Sunday, June 30, 2013

Another (Scandal) Bites the Dust

So, it appears that the IRS scandal is a big dud.  Besides applying extra scrutiny to applications for tax exempt status containing the words "Tea Party," "Patriot," and "9-12," it also targeted groups with the words "progressive," "progress," "blue" and "occupy," and names containing reference to open source software.  The reason it targeted groups saying they were dedicated to open source software was that some of these groups are really commercial and improperly seeking tax exempt status.  It is quite probable that more conservative than liberal organizations received extra scrutiny, but this was not because of ideological bias, but simply because more conservative than liberal organizations were applying.

Still, it would be false to say that there is no problem at all.  A commenter to Kevin Drum explains:
I worked in the field for several years, and while it'd be pretty easy to convince me that some of these organizations deserve closer scrutiny, the IRS' "screening" has been wildly disproportionate. Groups that are unquestionably above board have been in limbo for years, unable to start fundraising in earnest, because the IRS refuses to finally approve or reject their application for 501(c)3 status.
He goes on to say that the Tea Party is probably experiencing the same problem -- some of its applications for tax exempt status are legitimate; some are not.  The problem is that office in charge of deciding which organizations are legitimate lacks the resources to address the issue properly, so they cast a very broad net and unduly delay many organizations whose applications are legitimate.  In other words, just because the IRS was not being partisan does not mean that all is well.  It means that the problem is structural -- the IRS is poorly equipped to give proper and timely scrutiny to questionable applications.

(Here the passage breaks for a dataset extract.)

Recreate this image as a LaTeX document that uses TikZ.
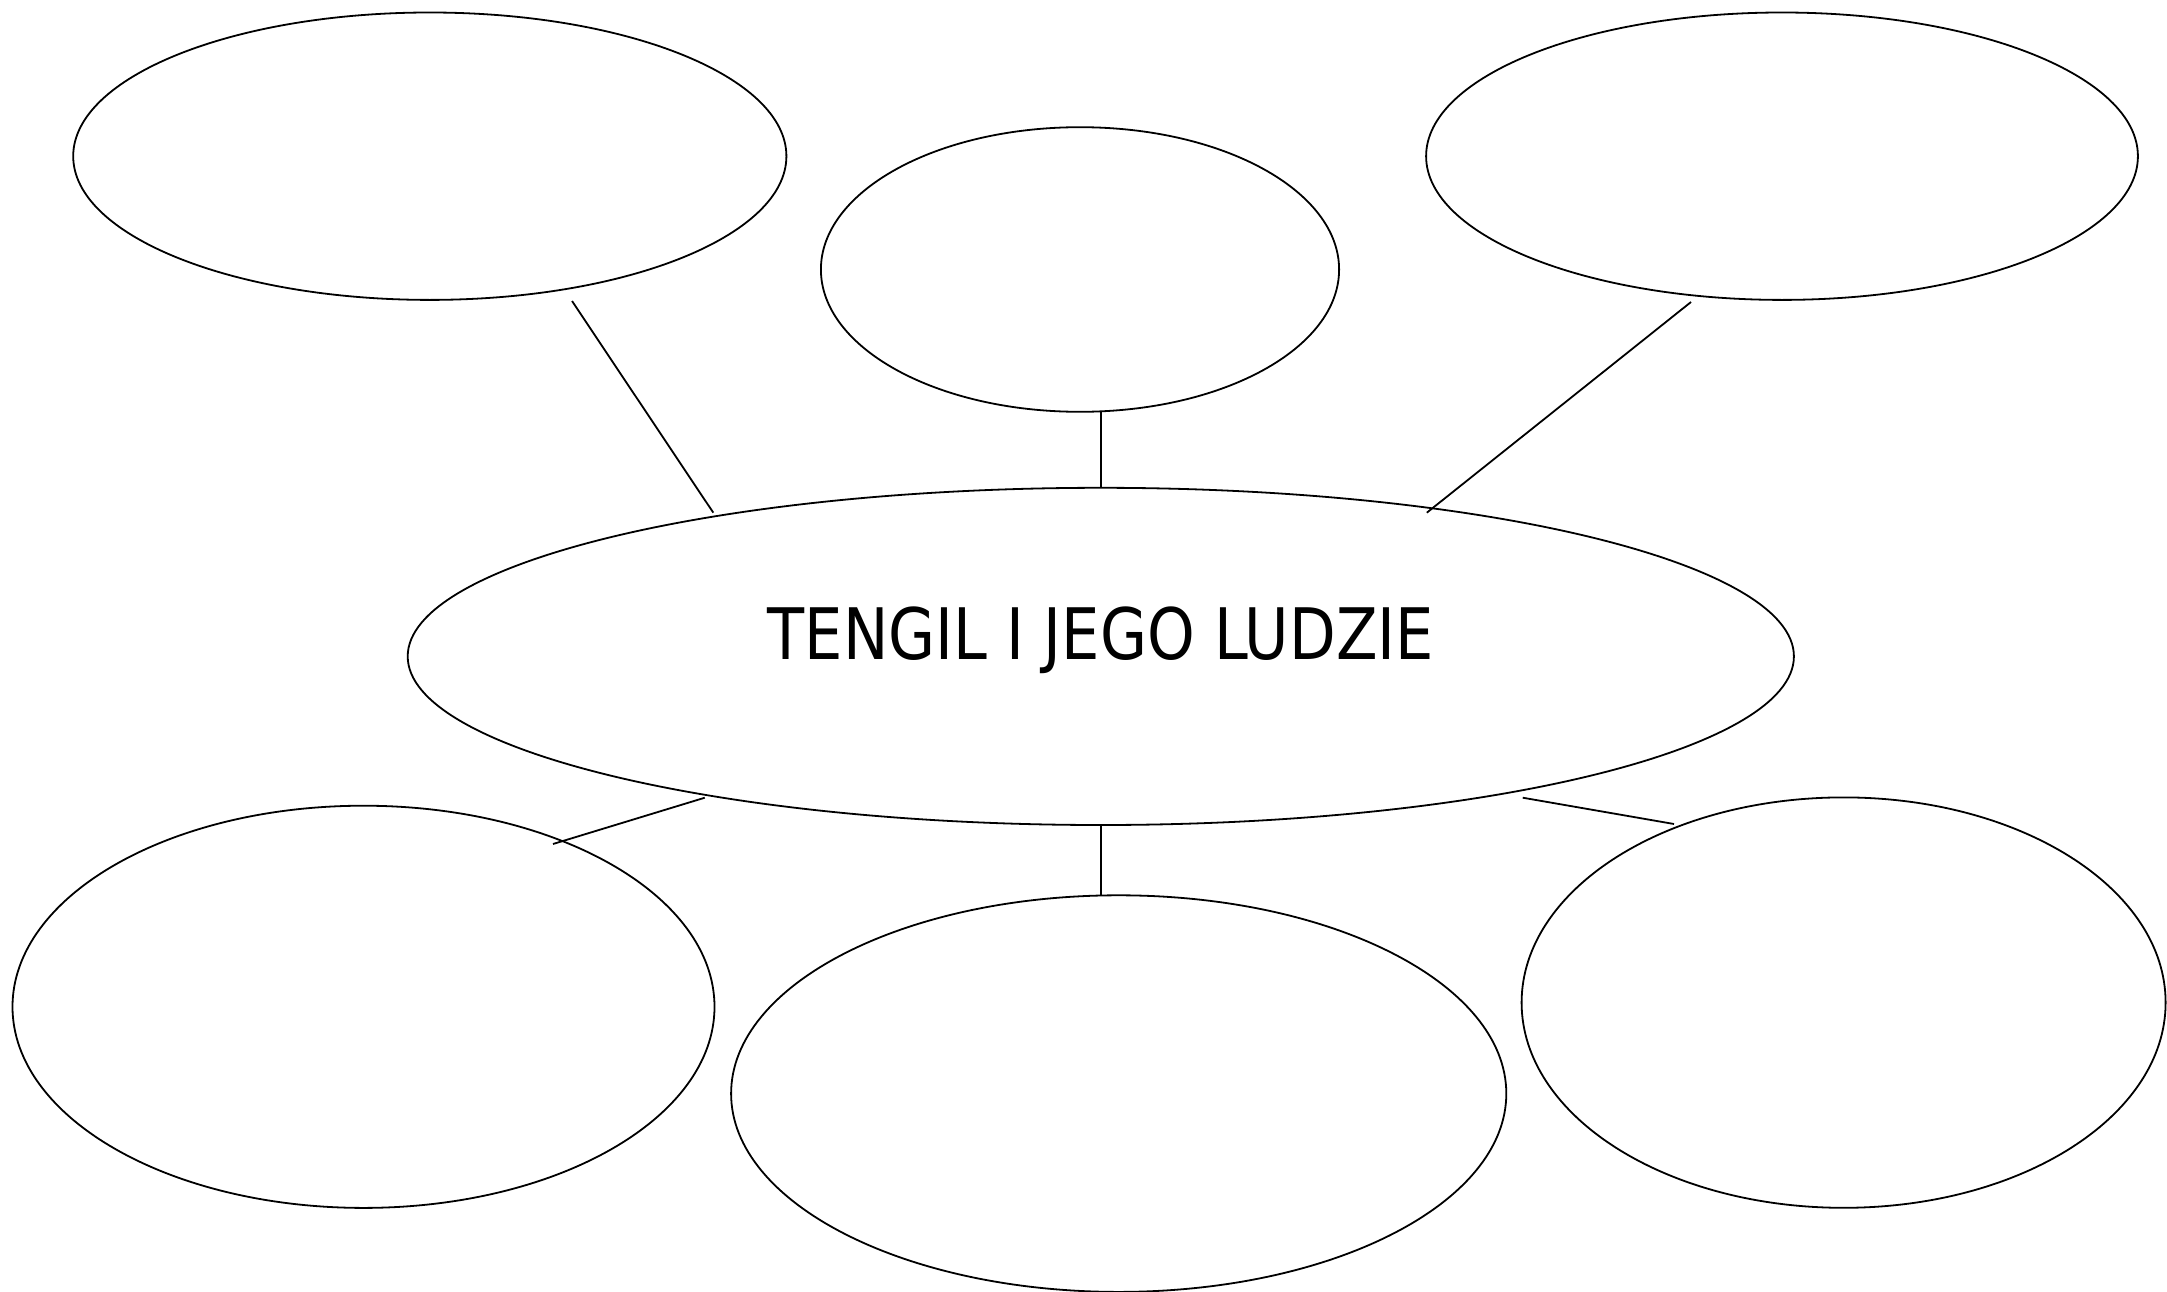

I would also add, the problem is also with the laws the IRS is enforcing.  A 501(c)(4) organization is a "social welfare" organization.  Although not allowed to endorse candidates or engage in openly partisan activities, it may engage in "civic," "educational," or "issue" activities that look very much like lobbying or grass roots lobbying.  Some of them are simply PAC's (political action committees) under a very thin veneer of civic action.  Nor is this limited to the right -- is a 501(c)(4) organization, as are many others. Drawing the line between "educational" or "issues" advocacy, which is allowed by the tax code, and partisan or candidate activity which is not, is going to mean making hopelessly fine distinctions that make no sense to anyone.  Any attempt to enforce it will necessarily mean relentless and heavy-handed scrutiny.  The other alternative, of course, is to give up and not attempt to enforce the rule.

It would be nice if the initial impression that the IRS was violating the rights of right wingers led to some sort of impetus for reform.  Maybe there should be more resources devoted to enforcement to allow a less heavy-handed approach.  Or some sort of guidance should be offered.  Or maybe (God forbid!) the law should be changed to eliminate the distinction between partisan and issue-oriented.

Oh, well.  I can dream, can't I?

1 comment:

  1. My impression is that it's the anti-tax crowd's own fault. They've been fighting to slash the IRS's budget for years in the hopes it would hinder tax enforcement. Well, it turns out that it's been hindering other aspects of the IRS's operations, too. They don't have enough resources to give the applications the scrutiny they deserve, so they've been trying to use BOLO lists to look selectively at the most likely offenders. Unsurprisingly, that includes a lot of groups who hate the IRS. It's just too bad that innocent third parties were caught up in the mess.